### [Given problem]
Copy all of the material exactly. Pictures are not to appear in the copy.

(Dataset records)
⁂
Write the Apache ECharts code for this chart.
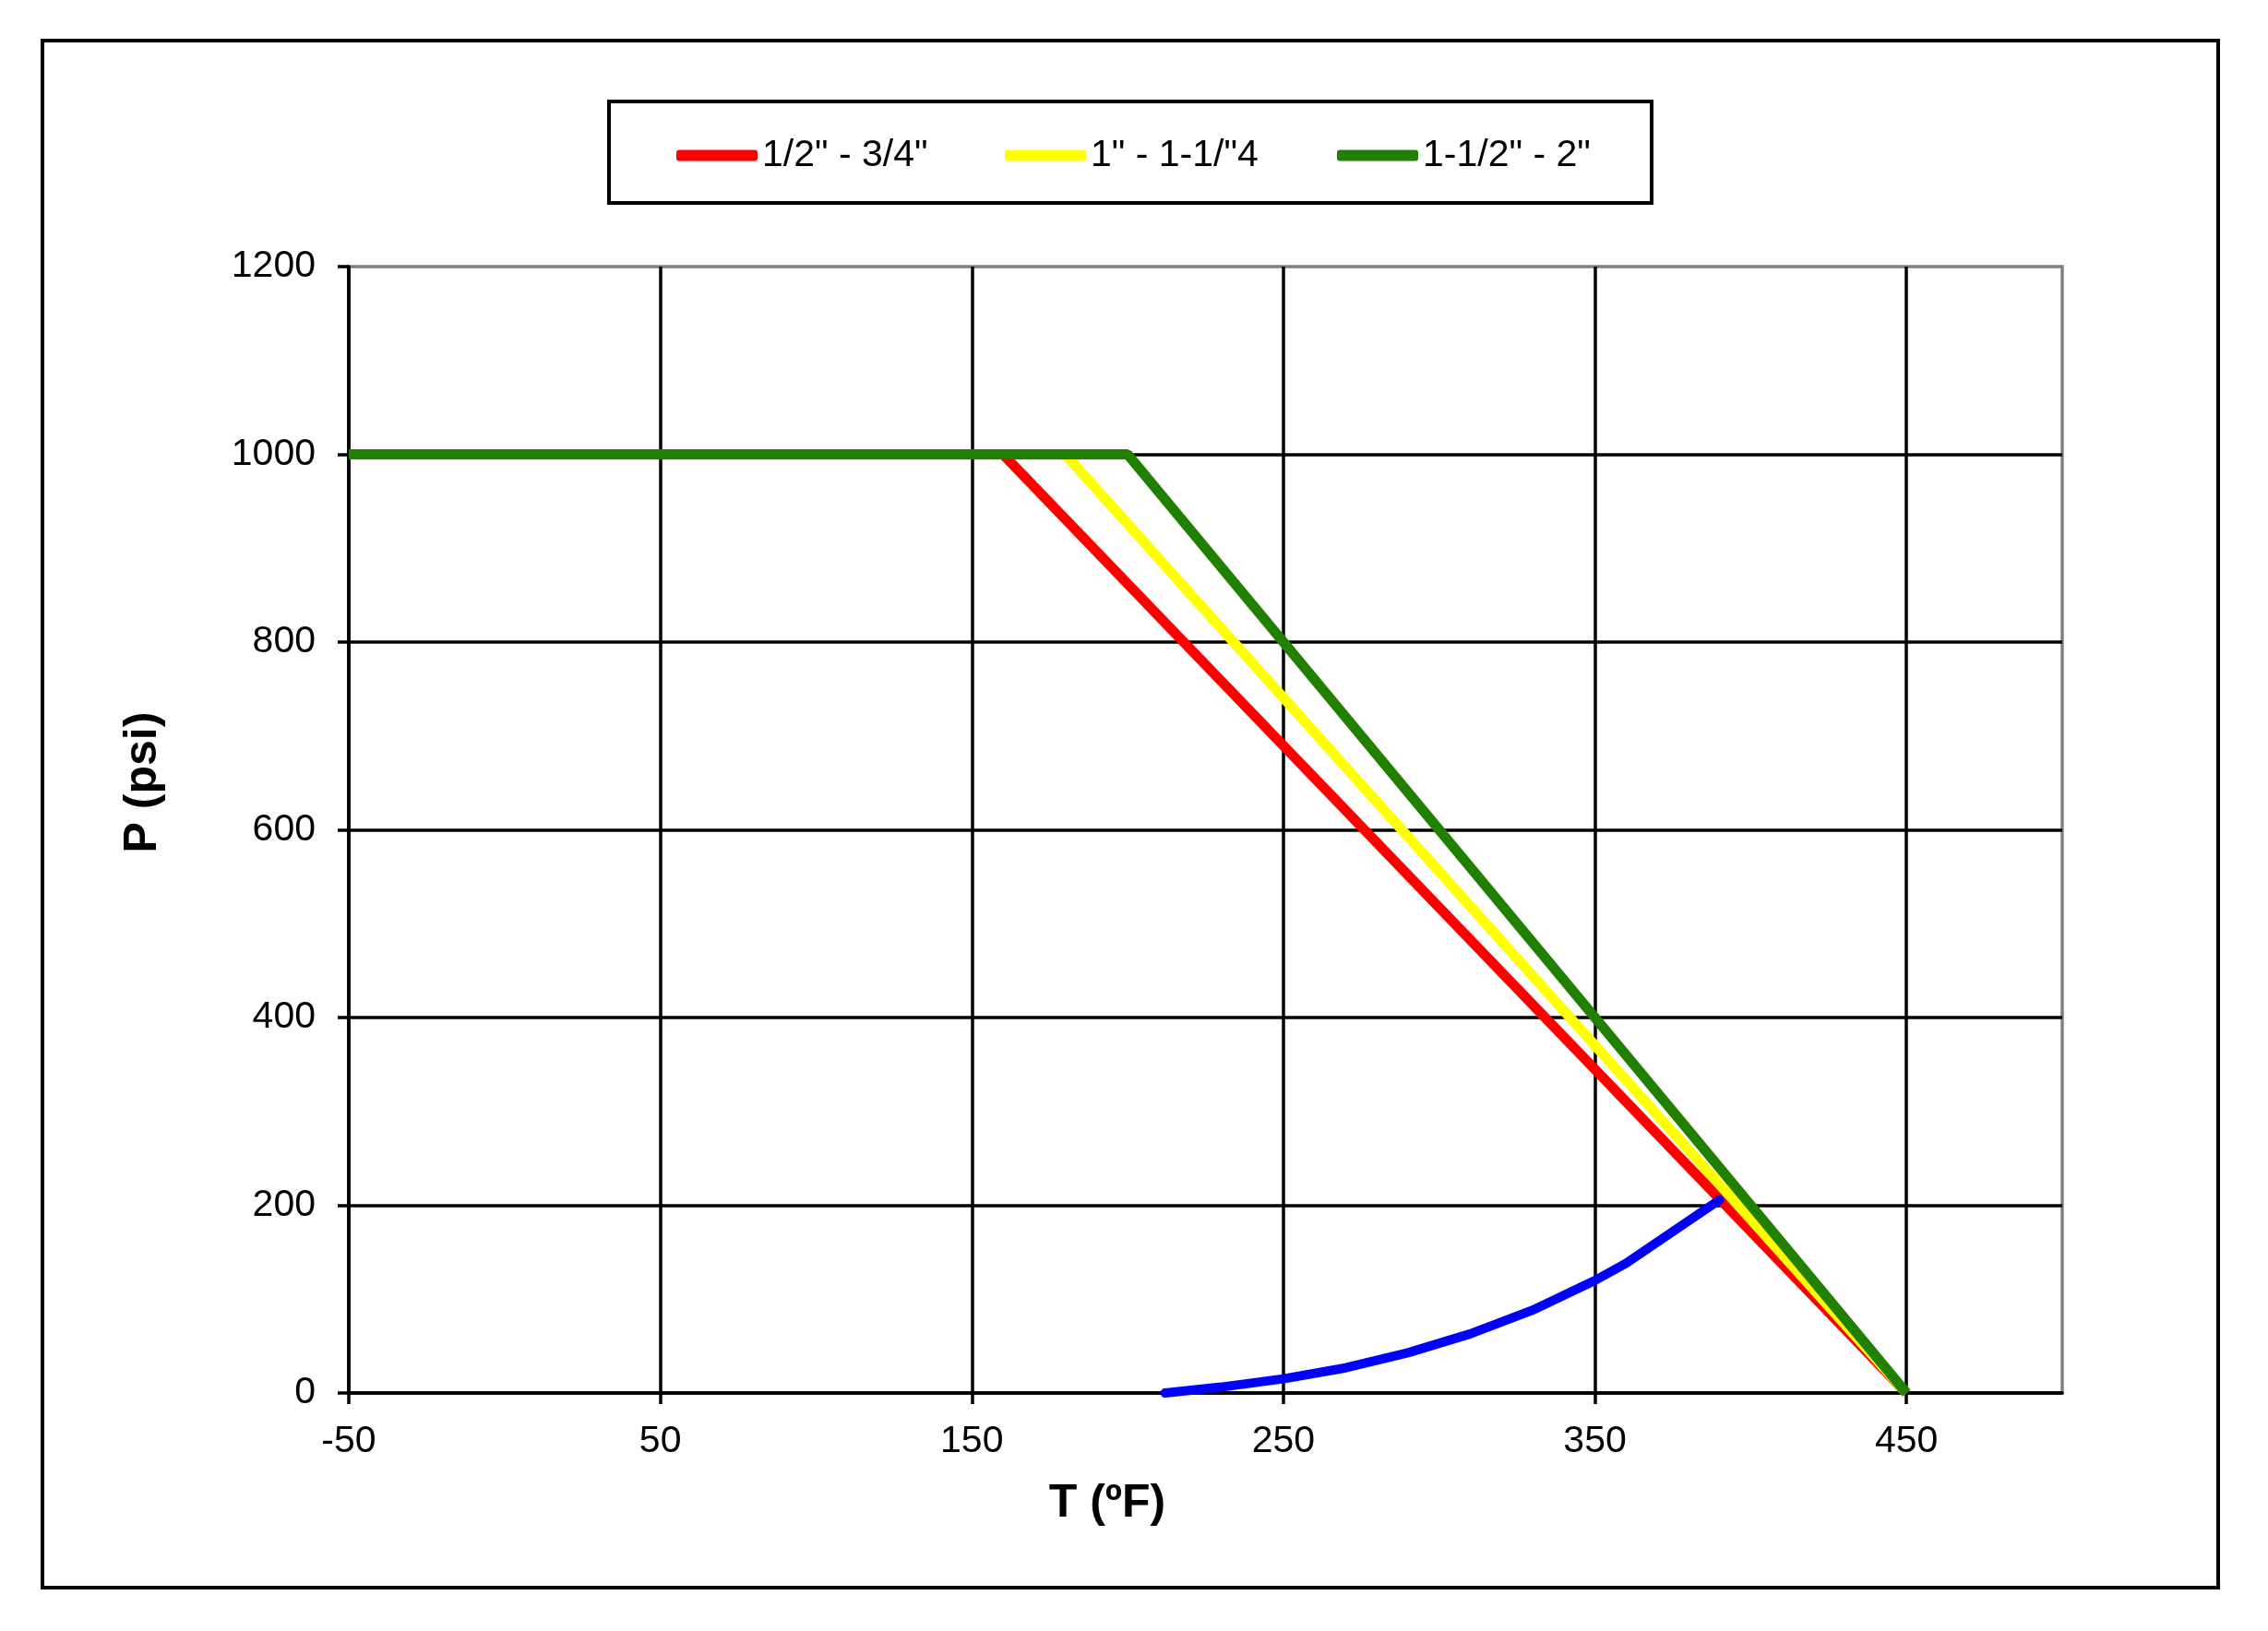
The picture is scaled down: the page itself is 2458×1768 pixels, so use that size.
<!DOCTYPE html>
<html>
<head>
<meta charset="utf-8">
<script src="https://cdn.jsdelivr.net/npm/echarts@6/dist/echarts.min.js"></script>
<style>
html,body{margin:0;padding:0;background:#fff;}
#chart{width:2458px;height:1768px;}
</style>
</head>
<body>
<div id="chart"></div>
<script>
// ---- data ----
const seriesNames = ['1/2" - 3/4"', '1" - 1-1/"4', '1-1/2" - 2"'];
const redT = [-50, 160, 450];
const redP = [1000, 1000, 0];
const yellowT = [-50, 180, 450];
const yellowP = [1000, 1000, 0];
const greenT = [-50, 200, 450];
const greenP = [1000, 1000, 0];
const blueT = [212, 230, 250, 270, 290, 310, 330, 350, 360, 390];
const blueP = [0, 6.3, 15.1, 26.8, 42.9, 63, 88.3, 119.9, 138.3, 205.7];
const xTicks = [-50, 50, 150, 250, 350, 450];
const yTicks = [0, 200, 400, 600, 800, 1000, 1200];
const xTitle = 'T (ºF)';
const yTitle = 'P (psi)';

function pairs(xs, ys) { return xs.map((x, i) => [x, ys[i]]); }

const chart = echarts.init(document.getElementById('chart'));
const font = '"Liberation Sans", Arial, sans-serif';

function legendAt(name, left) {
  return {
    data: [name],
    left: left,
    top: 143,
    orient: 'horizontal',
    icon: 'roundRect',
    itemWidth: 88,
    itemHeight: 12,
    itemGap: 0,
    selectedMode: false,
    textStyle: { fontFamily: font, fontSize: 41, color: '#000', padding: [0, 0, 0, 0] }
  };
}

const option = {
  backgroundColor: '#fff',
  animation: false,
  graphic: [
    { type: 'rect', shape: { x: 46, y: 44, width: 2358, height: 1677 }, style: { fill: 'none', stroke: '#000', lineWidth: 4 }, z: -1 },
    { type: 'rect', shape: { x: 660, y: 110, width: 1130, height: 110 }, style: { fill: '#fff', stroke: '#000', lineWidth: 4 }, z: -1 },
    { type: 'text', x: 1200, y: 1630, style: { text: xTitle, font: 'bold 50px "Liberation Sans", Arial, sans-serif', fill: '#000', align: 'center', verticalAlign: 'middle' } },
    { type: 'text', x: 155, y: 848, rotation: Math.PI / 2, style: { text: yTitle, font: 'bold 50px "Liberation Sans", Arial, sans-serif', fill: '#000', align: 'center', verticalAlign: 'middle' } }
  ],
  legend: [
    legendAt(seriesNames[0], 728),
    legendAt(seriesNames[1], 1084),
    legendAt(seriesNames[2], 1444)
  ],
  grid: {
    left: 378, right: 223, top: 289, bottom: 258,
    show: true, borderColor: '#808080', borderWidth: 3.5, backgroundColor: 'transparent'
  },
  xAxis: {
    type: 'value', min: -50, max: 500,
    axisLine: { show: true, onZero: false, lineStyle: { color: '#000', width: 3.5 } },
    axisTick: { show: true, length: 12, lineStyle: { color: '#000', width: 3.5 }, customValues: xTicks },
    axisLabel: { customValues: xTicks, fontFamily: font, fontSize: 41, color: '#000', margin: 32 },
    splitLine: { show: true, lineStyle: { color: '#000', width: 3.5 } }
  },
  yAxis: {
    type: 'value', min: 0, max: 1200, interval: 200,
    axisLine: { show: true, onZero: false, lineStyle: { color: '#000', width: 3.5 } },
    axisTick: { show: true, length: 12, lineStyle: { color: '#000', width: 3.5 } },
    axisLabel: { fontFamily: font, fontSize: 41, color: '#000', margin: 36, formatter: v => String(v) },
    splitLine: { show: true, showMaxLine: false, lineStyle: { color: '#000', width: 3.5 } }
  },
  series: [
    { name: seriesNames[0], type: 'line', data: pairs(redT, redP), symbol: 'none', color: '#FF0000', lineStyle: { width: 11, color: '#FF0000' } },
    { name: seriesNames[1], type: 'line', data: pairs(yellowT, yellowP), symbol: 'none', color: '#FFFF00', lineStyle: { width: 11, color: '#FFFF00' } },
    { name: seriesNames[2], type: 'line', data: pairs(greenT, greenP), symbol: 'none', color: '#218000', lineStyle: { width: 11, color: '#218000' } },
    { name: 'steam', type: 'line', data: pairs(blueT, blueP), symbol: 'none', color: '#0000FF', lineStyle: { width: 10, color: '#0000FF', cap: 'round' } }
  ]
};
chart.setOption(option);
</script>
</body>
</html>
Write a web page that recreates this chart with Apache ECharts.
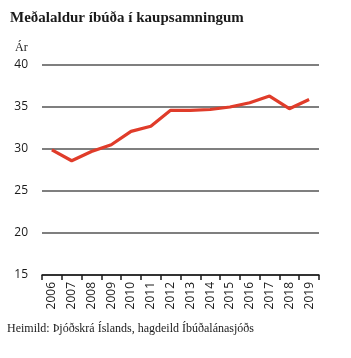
⁂
### [Result for this task]
Write the Apache ECharts code for this chart.
The picture is scaled down: the page itself is 2458×1768 pixels, so use that size.
<!DOCTYPE html>
<html>
<head>
<meta charset="utf-8">
<script src="https://cdn.jsdelivr.net/npm/echarts@6/dist/echarts.min.js"></script>
<style>
html,body{margin:0;padding:0;background:#fff;}
#chart{width:2458px;height:1768px;}
</style>
</head>
<body>
<div id="chart"></div>
<script>
// ---- data ----
const seriesNames = ['1/2" - 3/4"', '1" - 1-1/"4', '1-1/2" - 2"'];
const redT = [-50, 160, 450];
const redP = [1000, 1000, 0];
const yellowT = [-50, 180, 450];
const yellowP = [1000, 1000, 0];
const greenT = [-50, 200, 450];
const greenP = [1000, 1000, 0];
const blueT = [212, 230, 250, 270, 290, 310, 330, 350, 360, 390];
const blueP = [0, 6.3, 15.1, 26.8, 42.9, 63, 88.3, 119.9, 138.3, 205.7];
const xTicks = [-50, 50, 150, 250, 350, 450];
const yTicks = [0, 200, 400, 600, 800, 1000, 1200];
const xTitle = 'T (ºF)';
const yTitle = 'P (psi)';

function pairs(xs, ys) { return xs.map((x, i) => [x, ys[i]]); }

const chart = echarts.init(document.getElementById('chart'));
const font = '"Liberation Sans", Arial, sans-serif';

function legendAt(name, left) {
  return {
    data: [name],
    left: left,
    top: 143,
    orient: 'horizontal',
    icon: 'roundRect',
    itemWidth: 88,
    itemHeight: 12,
    itemGap: 0,
    selectedMode: false,
    textStyle: { fontFamily: font, fontSize: 41, color: '#000', padding: [0, 0, 0, 0] }
  };
}

const option = {
  backgroundColor: '#fff',
  animation: false,
  graphic: [
    { type: 'rect', shape: { x: 46, y: 44, width: 2358, height: 1677 }, style: { fill: 'none', stroke: '#000', lineWidth: 4 }, z: -1 },
    { type: 'rect', shape: { x: 660, y: 110, width: 1130, height: 110 }, style: { fill: '#fff', stroke: '#000', lineWidth: 4 }, z: -1 },
    { type: 'text', x: 1200, y: 1630, style: { text: xTitle, font: 'bold 50px "Liberation Sans", Arial, sans-serif', fill: '#000', align: 'center', verticalAlign: 'middle' } },
    { type: 'text', x: 155, y: 848, rotation: Math.PI / 2, style: { text: yTitle, font: 'bold 50px "Liberation Sans", Arial, sans-serif', fill: '#000', align: 'center', verticalAlign: 'middle' } }
  ],
  legend: [
    legendAt(seriesNames[0], 728),
    legendAt(seriesNames[1], 1084),
    legendAt(seriesNames[2], 1444)
  ],
  grid: {
    left: 378, right: 223, top: 289, bottom: 258,
    show: true, borderColor: '#808080', borderWidth: 3.5, backgroundColor: 'transparent'
  },
  xAxis: {
    type: 'value', min: -50, max: 500,
    axisLine: { show: true, onZero: false, lineStyle: { color: '#000', width: 3.5 } },
    axisTick: { show: true, length: 12, lineStyle: { color: '#000', width: 3.5 }, customValues: xTicks },
    axisLabel: { customValues: xTicks, fontFamily: font, fontSize: 41, color: '#000', margin: 32 },
    splitLine: { show: true, lineStyle: { color: '#000', width: 3.5 } }
  },
  yAxis: {
    type: 'value', min: 0, max: 1200, interval: 200,
    axisLine: { show: true, onZero: false, lineStyle: { color: '#000', width: 3.5 } },
    axisTick: { show: true, length: 12, lineStyle: { color: '#000', width: 3.5 } },
    axisLabel: { fontFamily: font, fontSize: 41, color: '#000', margin: 36, formatter: v => String(v) },
    splitLine: { show: true, showMaxLine: false, lineStyle: { color: '#000', width: 3.5 } }
  },
  series: [
    { name: seriesNames[0], type: 'line', data: pairs(redT, redP), symbol: 'none', color: '#FF0000', lineStyle: { width: 11, color: '#FF0000' } },
    { name: seriesNames[1], type: 'line', data: pairs(yellowT, yellowP), symbol: 'none', color: '#FFFF00', lineStyle: { width: 11, color: '#FFFF00' } },
    { name: seriesNames[2], type: 'line', data: pairs(greenT, greenP), symbol: 'none', color: '#218000', lineStyle: { width: 11, color: '#218000' } },
    { name: 'steam', type: 'line', data: pairs(blueT, blueP), symbol: 'none', color: '#0000FF', lineStyle: { width: 10, color: '#0000FF', cap: 'round' } }
  ]
};
chart.setOption(option);
</script>
</body>
</html>
Write a web page that recreates this chart with Apache ECharts.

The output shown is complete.